The XX Factor

Why the Sexist Marriage Proposal Won’t Go Away

Insecure woman who berated her commitment-phobic boyfriend for years finally gets him to ruin his life to complete hers

Shutterstock/AVAVA

UC-Santa Cruz researchers have a new study out about gender norms and marriage proposals that, remarkably, avoids theorizing that women are hard-wired to like shiny things in velvet boxes because something something caveman days. That alone puts this gender study above and beyond most that get media attention these days, even though the results are unsurprising.

The researchers found, after interviewing a couple hundred college students, that when asked to imagine a hypothetical marriage proposal, the overwhelming preference was for men to propose to women. 

Two-thirds of the students, both male and female, said they’d “definitely” want the man to propose marriage in their relationship. Only 2.8 percent of women said they’d “kind of” want to propose, but not a single man indicated he’d prefer that arrangement. Notably, not a single student, male or female, “definitely” wanted the woman to propose.

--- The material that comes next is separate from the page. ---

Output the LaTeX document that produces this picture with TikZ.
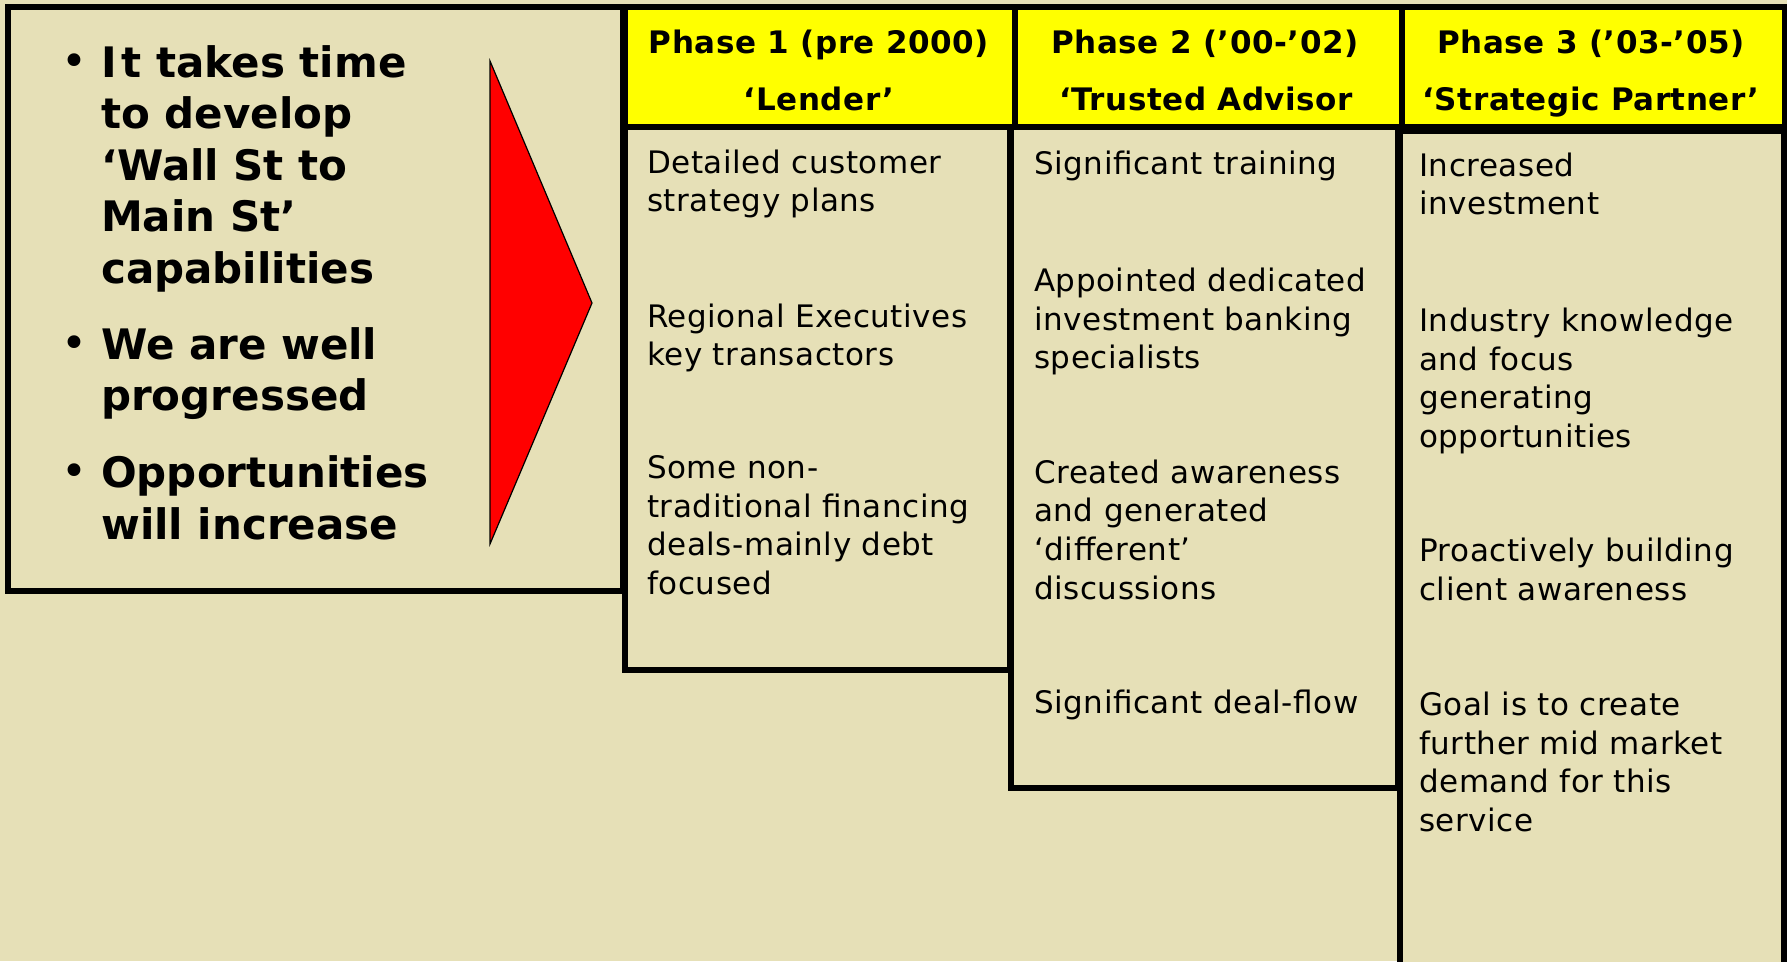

These results are unsurprising because not only are college kids getting their ideas about marriage from TLC shows and the experiences of their parents’ generation, but because, as the researchers point out, women’s advances toward equality still stall out when it comes to our cultural norms about love and marriage. Some people still think it’s romantic for a man to ask a woman’s father for her hand in marriage, though at least we’ve abandoned the negotiations of how many cows he will offer in exchange for his bride.

Laura Beck of Jezebel is disappointed in everyone, and suggests we overcome, through force of will, this benevolent sexism that leeches women of much of their autonomy beyond just the right to say yes or no. (A right that is often compromised by the public proposal, a format rigged to guarantee a crowd to boo you if you decline.) “Heterosexual ladies,” she says, “let’s get out there and just start asking dudes to get married, it’ll help us ease into it.”

She’s joking around, of course, but the whole thing really points to a larger issue of why it’s not so easy to overcome sexism just by force of will. In the case of proposals, it’s not just unquestioning adherence to sexist gender norms in play, but real concerns about what happens to people who step outside of those norms.

Women are routinely told by the culture and media that men are reluctant to get married, that men are usually interested in women only for sex, and that women are desperate to get validated by a ring on the finger. Women are well aware that people believe that if a man actually wants to marry you, he’ll ask. Given the choice between two stereotypes—the passive princess whose charm and beauty brings a man to one knee or an insecure needball who nagged a reluctant man into marriage—women will pick the former every time. In order to change that, we’d have to dramatically restructure our cultural understanding of gender and romance, away from stereotypes of promiscuous men who love only reluctantly and overeager women who just want to put a ring on it.